The federal government just threatened to suspend the flood insurance of homeowners right in the path of Hurricane Irma, according to DCReport.
The Federal Emergency Management Agency (FEMA) quietly posted today that some communities – including Daytona Beach, FL – are scheduled to lose their flood insurance by the end of the month for being in noncompliance with the floodplain management requirements of the National Flood Insurance Program (NFIP).
Homeowners must now hope their counties can comply with the policy requirements by Sept. 29, or else risk losing the federal flood insurance that most private insurance providers do not offer, perhaps permanently. (Once an area’s federal flood insurance is suspended, it can’t be renewed.) These communities would also lose vital federal financial aid allotted for construction projects in flood-damaged communities.

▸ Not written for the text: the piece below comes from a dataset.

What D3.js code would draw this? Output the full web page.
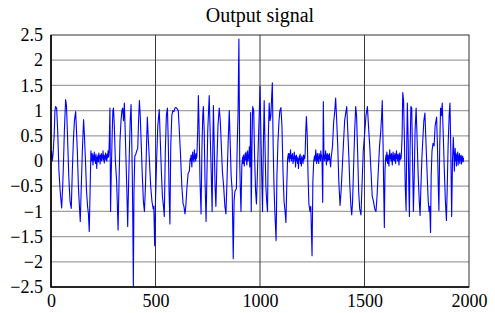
<!DOCTYPE html>
<html>
<meta charset="utf-8">
<title>Output signal</title>
<style>
  body { margin: 0; background: #fff; }
  .grid-h line { stroke: #a0a0a0; stroke-width: 1.3; }
  .grid-v line { stroke: #3a3a3a; stroke-width: 1; }
  .axis path, .axis line { display: none; }
  .frame { fill: none; stroke: #333; stroke-width: 1; }
  .signal { fill: none; stroke: #0000ff; stroke-width: 1.1; stroke-linejoin: round; }
</style>
<body>
<div id="chart"></div>
<script src="https://d3js.org/d3.v7.min.js"></script>
<script>
// [sample, value]
var outputSignal = [
  [0,0.05],[3,0.2],[6,0.0],[10,0.15],[15,0.5],[19,1.0],[22,1.08],[27,1.05],[32,0.6],[38,-0.2],[44,-0.6],[51,-0.93],[56,-0.5],[60,0.0],[64,0.6],[70,1.22],[74,1.1],[79,0.5],[85,-0.3],[91,-0.8],[97,-0.94],[102,-0.2],[107,0.4],[112,0.8],[118,0.98],[122,0.6],[126,0.2],[131,-0.5],[136,-0.9],[140,-1.2],[145,-0.5],[150,0.2],[156,0.82],[160,0.5],[165,0.0],[170,-0.6],[175,-0.9],[179,-1.05],[183,-1.4],[187,-0.6],[191,0.2],
  [193,0.1],[195,0.0],[197,0.15],[199,0.05],[201,-0.08],[203,0.12],[205,0.02],[207,0.18],[209,0.0],[211,0.1],[213,-0.05],[215,0.14],[217,0.04],[219,-0.15],[221,0.08],[223,0.0],[225,0.12],[227,-0.02],[229,0.16],[231,0.05],[233,0.1],[235,-0.06],[237,0.12],[239,0.02],[241,0.15],[243,0.0],[245,0.1],[247,0.06],[249,0.2],[251,0.02],[253,0.12],[255,-0.04],[257,0.1],[259,0.05],[261,0.16],[263,0.02],[265,0.12],[267,0.0],[269,0.14],[271,0.06],[273,0.2],[275,0.08],[277,0.15],
  [279,0.4],[282,1.05],[285,-1.0],[288,-0.3],[292,0.4],[296,1.0],[299,1.05],[303,0.7],[308,0.0],[314,-0.4],[321,-1.37],[325,-0.5],[330,0.4],[335,0.8],[339,1.0],[343,1.05],[347,0.8],[351,1.15],[355,0.6],[359,0.0],[363,-0.6],[367,-1.3],[371,-0.5],[375,0.2],[379,0.8],[383,1.12],[386,0.5],[389,-0.3],[391,-1.0],[394,-2.48],[397,-0.6],[401,0.1],[405,0.12],[410,0.2],[415,0.25],[419,0.8],[423,1.2],[427,0.9],[432,0.3],[437,-0.3],[442,-0.8],[447,-1.0],[452,-0.5],[457,0.3],[461,0.87],[466,0.4],[471,0.0],[477,-0.5],[483,-0.8],[489,-0.95],[492,-0.9],[496,-1.68],[500,-0.8],[506,0.1],[511,0.7],[518,1.02],[523,0.4],[528,-0.2],[533,-0.7],[538,-0.9],[542,-1.1],[547,0.2],[552,0.9],[557,1.05],[561,0.4],[565,-0.6],[569,-1.25],[573,0.3],[578,0.9],[583,1.0],[588,0.98],[593,1.05],[598,1.06],[603,1.04],[609,1.0],[614,0.6],[620,0.1],[626,-0.5],[632,-0.85],[636,-0.9],[641,-1.05],[645,-0.9],[650,-0.55],[656,-0.25],[662,-0.2],[666,0.05],
  [668,0.0],[670,0.12],[672,0.02],[674,-0.12],[676,0.1],[678,0.18],[680,0.02],[682,0.1],[684,-0.02],[686,0.22],[688,0.05],[690,0.12],[692,0.0],[694,0.15],[696,0.05],[698,0.1],
  [702,0.6],[705,1.3],[708,0.8],[713,-0.4],[718,-1.05],[722,0.2],[726,0.9],[729,1.08],[733,0.6],[737,-0.4],[742,-1.2],[746,-0.3],[750,0.6],[754,1.0],[757,1.3],[762,0.5],[767,-0.3],[771,-1.0],[774,0.2],[777,1.1],[781,0.3],[785,-0.5],[789,-0.9],[794,0.0],[799,0.7],[805,1.05],[810,0.8],[815,0.3],[820,-0.2],[826,-0.5],[832,-0.9],[837,-1.05],[842,-0.4],[847,0.3],[853,1.0],[857,0.4],[862,-0.3],[867,-0.6],[872,-1.94],[876,-0.8],[880,-0.6],[887,-0.55],[891,0.3],[895,0.95],[899,2.42],[903,0.0],[906,-0.6],[909,-1.0],[913,-0.1],
  [915,0.0],[917,0.08],[919,-0.05],[921,0.12],[923,0.02],[925,-0.1],[927,0.08],[929,0.15],[931,0.02],[933,0.18],[935,0.05],[937,-0.08],[939,0.1],[941,0.2],[943,0.0],[945,0.12],[947,0.05],[949,0.28],[951,-0.12],[953,0.05],
  [955,0.96],[958,-1.0],[962,0.4],[965,1.08],[970,1.0],[974,0.1],[979,-0.6],[983,-0.85],[988,-0.2],[993,0.5],[997,1.0],[1000,1.48],[1004,0.6],[1008,-0.2],[1012,-1.0],[1016,0.3],[1020,1.2],[1024,0.3],[1028,-0.5],[1032,-0.8],[1036,-1.0],[1040,0.5],[1044,1.15],[1048,0.8],[1052,0.9],[1055,1.2],[1059,1.55],[1063,0.3],[1067,-0.5],[1071,-1.0],[1077,-1.58],[1081,-0.3],[1086,0.4],[1091,0.8],[1095,1.0],[1100,1.06],[1105,0.7],[1110,-0.2],[1115,-0.8],[1120,-1.0],[1124,-1.22],[1128,-0.5],[1132,0.05],[1136,0.15],
  [1138,0.05],[1140,-0.02],[1142,0.15],[1144,0.05],[1146,0.22],[1148,0.1],[1150,0.0],[1152,0.12],[1154,0.05],[1156,0.15],[1158,-0.05],[1160,0.08],[1162,0.0],[1164,0.18],[1166,0.05],[1168,0.1],[1170,-0.12],[1172,0.02],[1174,0.12],[1176,0.0],[1178,0.08],[1180,-0.05],[1182,0.05],[1184,-0.15],[1186,0.0],[1188,0.1],[1190,0.02],[1192,0.14],[1194,-0.05],[1196,0.05],[1198,-0.1],[1200,0.1],[1202,0.0],[1204,0.06],[1206,-0.05],[1208,0.12],[1210,0.02],[1212,0.1],[1214,0.05],[1216,0.15],
  [1219,0.6],[1222,0.88],[1226,0.5],[1230,-0.3],[1234,-0.85],[1239,-1.0],[1243,-0.9],[1249,-1.88],[1253,-0.4],[1257,0.0],[1261,0.1],
  [1263,0.0],[1265,0.12],[1267,0.22],[1269,0.05],[1271,-0.05],[1273,0.1],[1275,0.15],[1277,0.0],[1279,0.08],[1281,-0.05],[1283,0.15],[1285,0.05],[1287,0.12],[1289,0.0],[1291,0.2],[1293,0.08],[1295,0.12],[1297,-0.05],
  [1300,-0.82],[1303,1.18],
  [1306,0.1],[1308,0.0],[1310,0.12],[1312,0.05],[1314,0.2],[1316,0.02],[1318,-0.08],[1320,0.1],[1322,0.15],[1324,0.0],[1326,0.08],[1328,0.12],[1330,0.02],[1332,0.15],[1334,0.05],[1336,-0.05],[1338,-0.12],[1340,0.05],[1342,0.12],
  [1347,0.3],[1352,0.75],[1358,1.0],[1362,1.25],[1367,0.8],[1372,0.3],[1377,-0.4],[1383,-0.88],[1388,-0.6],[1394,-0.1],[1400,0.4],[1405,0.8],[1410,0.95],[1415,1.08],[1420,0.6],[1425,0.1],[1430,-0.5],[1435,-0.9],[1439,-1.07],[1443,-0.8],[1448,-0.1],[1453,0.6],[1458,1.08],[1462,0.9],[1467,0.2],[1472,-0.6],[1477,-0.95],[1483,-1.07],[1488,-0.5],[1494,0.2],[1500,0.5],[1507,0.9],[1514,1.08],[1519,0.7],[1525,0.3],[1531,-0.2],[1537,-0.7],[1543,-0.8],[1549,-0.95],[1555,-1.0],[1560,-0.7],[1566,-0.2],[1572,0.3],[1578,0.6],[1582,0.9],[1585,1.2],[1589,0.3],[1592,-0.6],[1595,-1.32],[1598,-0.2],[1601,0.05],
  [1603,0.12],[1605,0.0],[1607,0.18],[1609,0.05],[1611,-0.05],[1613,0.12],[1615,0.02],[1617,-0.1],[1619,0.1],[1621,0.22],[1623,0.05],[1625,0.12],[1627,0.0],[1629,0.15],[1631,0.05],[1633,-0.08],[1635,0.1],[1637,0.18],[1639,0.02],[1641,0.1],[1643,0.0],[1645,0.15],[1647,0.05],[1649,-0.05],[1651,0.12],[1653,0.2],[1655,0.05],[1657,0.12],[1659,0.0],[1661,0.14],[1663,0.05],[1665,-0.08],[1667,0.1],[1669,0.16],[1671,0.02],[1673,0.1],[1675,0.05],[1677,0.18],
  [1680,0.5],[1683,1.36],[1687,1.2],[1691,0.4],[1695,-0.5],[1699,-0.98],[1702,0.3],[1705,1.15],[1709,0.4],[1712,-0.5],[1715,-1.1],[1718,0.2],[1722,1.08],[1726,1.05],[1730,0.0],[1734,-1.0],[1738,-0.3],[1742,0.6],[1747,1.05],[1752,0.4],[1757,-0.3],[1762,-0.8],[1766,-1.08],[1770,-0.5],[1775,0.1],[1780,0.5],[1784,0.8],[1789,0.95],[1793,0.5],[1797,0.05],[1801,-0.4],[1805,-0.8],[1809,-1.0],[1812,-0.9],[1816,-1.42],[1819,-0.3],[1823,0.2],[1828,0.35],[1833,0.3],[1838,0.7],[1845,0.87],[1849,0.3],[1853,-0.5],[1856,-0.98],[1860,0.3],[1864,1.05],[1868,0.9],[1872,1.15],[1877,0.5],[1882,-0.2],[1887,-0.8],[1892,-1.18],[1896,-0.5],[1900,0.3],[1905,0.9],[1909,1.15],[1913,0.2],[1917,-1.1],[1921,0.0],[1925,0.47],[1928,0.1],
  [1930,-0.2],[1932,0.1],[1934,0.25],[1936,0.0],[1938,0.15],[1940,-0.1],[1942,0.12],[1944,0.02],[1946,0.18],[1948,-0.08],[1950,0.1],[1952,0.0],[1954,0.15],[1956,-0.05],[1958,0.1],[1960,0.02],[1962,0.12],[1964,-0.06],[1966,0.08],[1968,0.0],[1970,0.1],[1972,-0.02],[1974,0.06]
];

var xTicks = [0, 500, 1000, 1500, 2000];
var yTicks = [-2.5, -2, -1.5, -1, -0.5, 0, 0.5, 1, 1.5, 2, 2.5];
var chartTitle = "Output signal";

var serif = '"Liberation Serif", "DejaVu Serif", serif';

var margin = {top: 35, right: 26, bottom: 26, left: 51},
    width = 495, height = 313;

var x = d3.scaleLinear().domain([0, 2000]).range([margin.left, width - margin.right]);
var y = d3.scaleLinear().domain([-2.5, 2.5]).range([height - margin.bottom, margin.top]);

var svg = d3.select("#chart").append("svg")
    .attr("width", width)
    .attr("height", height);

// grid
svg.append("g").attr("class", "grid-h")
  .selectAll("line").data(yTicks.slice(1, -1)).enter().append("line")
    .attr("x1", x(0)).attr("x2", x(2000))
    .attr("y1", function(d) { return y(d); })
    .attr("y2", function(d) { return y(d); });

svg.append("g").attr("class", "grid-v")
  .selectAll("line").data(xTicks.slice(1, -1)).enter().append("line")
    .attr("y1", y(-2.5)).attr("y2", y(2.5))
    .attr("x1", function(d) { return x(d); })
    .attr("x2", function(d) { return x(d); });

// signal
var line = d3.line()
    .x(function(d) { return x(d[0]); })
    .y(function(d) { return y(d[1]); });

svg.append("path")
    .datum(outputSignal)
    .attr("class", "signal")
    .attr("d", line);

// frame
svg.append("rect").attr("class", "frame")
    .attr("x", x(0)).attr("y", y(2.5))
    .attr("width", x(2000) - x(0)).attr("height", y(-2.5) - y(2.5));
svg.append("path")
    .attr("d", "M" + x(0) + "," + y(2.5) + "V" + y(-2.5) + "H" + x(2000))
    .attr("fill", "none").attr("stroke", "#000").attr("stroke-width", 1.6);

// axes
svg.append("g").attr("class", "axis")
    .attr("transform", "translate(" + margin.left + ",0)")
    .call(d3.axisLeft(y).tickValues(yTicks).tickSize(0).tickPadding(8).tickFormat(d3.format("")));

svg.append("g").attr("class", "axis")
    .attr("transform", "translate(0," + (height - margin.bottom) + ")")
    .call(d3.axisBottom(x).tickValues(xTicks).tickSize(0).tickPadding(7).tickFormat(d3.format("")));

svg.selectAll(".axis text")
    .style("font-family", serif)
    .style("font-size", "18px")
    .attr("fill", "#000");

svg.append("text")
    .attr("x", (x(0) + x(2000)) / 2)
    .attr("y", 22)
    .attr("text-anchor", "middle")
    .style("font-family", serif)
    .style("font-size", "20px")
    .text(chartTitle);
</script>
</body>
</html>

Should this happen, homebuyers can expect more mortgage delays and higher home prices after losing this safety net. FEMA has sent a six-month, 90-day, and now one-month notification letter informing the communities of their imminent suspension.
These demands largely stem from money troubles in the National Flood Insurance Program (NFIP). The NFIP is still struggling with a $25 billion debt to the U.S. Treasury after the massively expensive Hurricanes Katrina and Rita in 2005 and Superstorm Sandy in 2012. FEMA itself was slated to run out of money before Irma hits the U.S. mainland until Congress approved a plan today to send $7.4 billion to its disaster relief fund, and $450 million to the Small Business Administration’s disaster loan program.
Exacerbating matters, President Trump has proposed massive cuts to the NFIP’s budget, – potentially as much as $190 million a year – and may defund the program completely.
Meanwhile, hurricane season won’t even hit its peak for another four days, and the U.S. has already grappled with two of the most powerful hurricanes in its history, with Tropical Storm Jose expected to become a hurricane later today. Hurricane season doesn’t end completely until November 30.